A Framework for Ethical Co-existence with AI
Rather than predicting doom, humanity can coexist with AI if we build ethical infrastructures that match the scale of the technology. A framework based on below can be proposed.
- Human dignity should be the foundation of the governance system. AI must enhance and not replace meaningful human capabilities.
- Ethics cannot be reactive. Societies must anticipate dilemmas before they appear.
- Diverse cultures must shape AI norms. A single Western ethical model cannot govern the world.
- AI should expand access to knowledge, creativity and economic opportunity and not concentrate them.
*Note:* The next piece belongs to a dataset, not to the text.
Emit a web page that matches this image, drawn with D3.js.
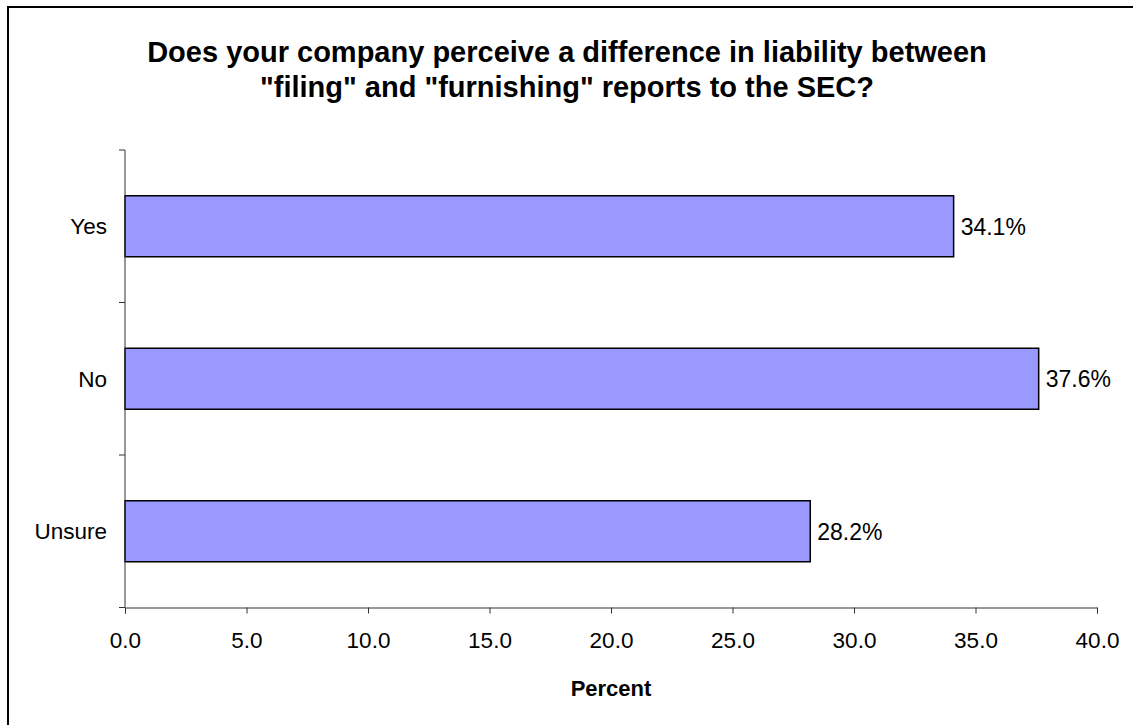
<!DOCTYPE html>
<html>
<head>
<meta charset="utf-8">
<script src="https://cdn.jsdelivr.net/npm/d3@7"></script>
<style>
  body { margin: 0; background: #fff; }
  svg { display: block; font-family: "Liberation Sans", Arial, sans-serif; }
</style>
</head>
<body>
<div id="chart"></div>
<script>
// chart data
var categories = ["Yes", "No", "Unsure"];
var values = [34.1, 37.6, 28.2];
var xTicks = [0, 5, 10, 15, 20, 25, 30, 35, 40];
var titleLines = ["Does your company perceive a difference in liability between",
                  "\"filing\" and \"furnishing\" reports to the SEC?"];
var xTitle = "Percent";

(function() {
var width = 1133, height = 725;
var plotLeft = 125, plotRight = 1097, plotTop = 150, plotBottom = 607.5;

var svg = d3.select("#chart").append("svg")
    .attr("width", width)
    .attr("height", height);

// outer frame (right/bottom edges fall outside the picture)
svg.append("rect")
    .attr("x", 8).attr("y", 7)
    .attr("width", 1140).attr("height", 740)
    .attr("fill", "none")
    .attr("stroke", "#000")
    .attr("stroke-width", 2);

var x = d3.scaleLinear().domain([0, 40]).range([plotLeft, plotRight]);
var y = d3.scaleBand().domain(categories).range([plotTop, plotBottom])
    .paddingInner(0.6).paddingOuter(0.3);

// title
svg.append("text")
    .attr("x", 567).attr("y", 62)
    .attr("text-anchor", "middle")
    .attr("font-size", 29).attr("font-weight", "bold")
    .selectAll("tspan")
    .data(titleLines)
    .enter().append("tspan")
    .attr("x", 567)
    .attr("dy", function(d, i) { return i ? 35 : 0; })
    .text(function(d) { return d; });

// bars
svg.append("g").selectAll("rect")
    .data(values)
    .enter().append("rect")
    .attr("x", x(0))
    .attr("y", function(d, i) { return y(categories[i]); })
    .attr("width", function(d) { return x(d) - x(0); })
    .attr("height", y.bandwidth())
    .attr("fill", "#9999ff")
    .attr("stroke", "#000")
    .attr("stroke-width", 1.5);

// value labels
svg.append("g").selectAll("text")
    .data(values)
    .enter().append("text")
    .attr("x", function(d) { return x(d) + 7; })
    .attr("y", function(d, i) { return y(categories[i]) + y.bandwidth() / 2; })
    .attr("dy", "0.36em")
    .attr("font-size", 23)
    .text(function(d) { return d.toFixed(1) + "%"; });

// x axis
var xAxis = svg.append("g")
    .attr("transform", "translate(0," + plotBottom + ")")
    .call(d3.axisBottom(x).tickValues(xTicks).tickSize(6).tickPadding(19)
        .tickFormat(d3.format(".1f")));
xAxis.select(".domain").attr("stroke", "#333");
xAxis.selectAll(".tick line").attr("stroke", "#333");
xAxis.selectAll("text")
    .attr("font-size", 22.5)
    .attr("font-family", "\"Liberation Sans\", Arial, sans-serif")
    .attr("fill", "#000");

// y axis: ticks sit between categories
var yAxis = svg.append("g")
    .attr("transform", "translate(" + plotLeft + ",0)");
yAxis.append("line")
    .attr("x1", 0).attr("x2", 0)
    .attr("y1", plotTop).attr("y2", plotBottom)
    .attr("stroke", "#333");
var bounds = d3.range(categories.length + 1).map(function(i) {
    return plotTop + i * (plotBottom - plotTop) / categories.length;
});
yAxis.selectAll("line.tk")
    .data(bounds)
    .enter().append("line")
    .attr("class", "tk")
    .attr("x1", -6).attr("x2", 0)
    .attr("y1", function(d) { return d; })
    .attr("y2", function(d) { return d; })
    .attr("stroke", "#333");
yAxis.selectAll("text")
    .data(categories)
    .enter().append("text")
    .attr("x", -18)
    .attr("y", function(d) { return y(d) + y.bandwidth() / 2; })
    .attr("dy", "0.36em")
    .attr("text-anchor", "end")
    .attr("font-size", 22.5)
    .text(function(d) { return d; });

// x axis title
svg.append("text")
    .attr("x", (plotLeft + plotRight) / 2)
    .attr("y", 696)
    .attr("text-anchor", "middle")
    .attr("font-size", 22)
    .attr("font-weight", "bold")
    .text(xTitle);
})();
</script>
</body>
</html>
- Just as AI models iterate, so must ethical and regulatory frameworks. Ethical AI is not about slowing innovation; it is about ensuring that innovation expands human freedom instead of constricting it.
Summary:
AI is the modern mirror. It is not good or evil. It reflects our intentions at scale. If built in haste, it magnifies our errors. If built with wisdom, it magnifies our possibilities. Creators must remain accountable to their creations. Humanity’s task is not only to design ethical machines but to cultivate ethical societies capable of governing them. AI forces us to confront a deeper truth that progress without wisdom is fragility and power without ethics is ruin.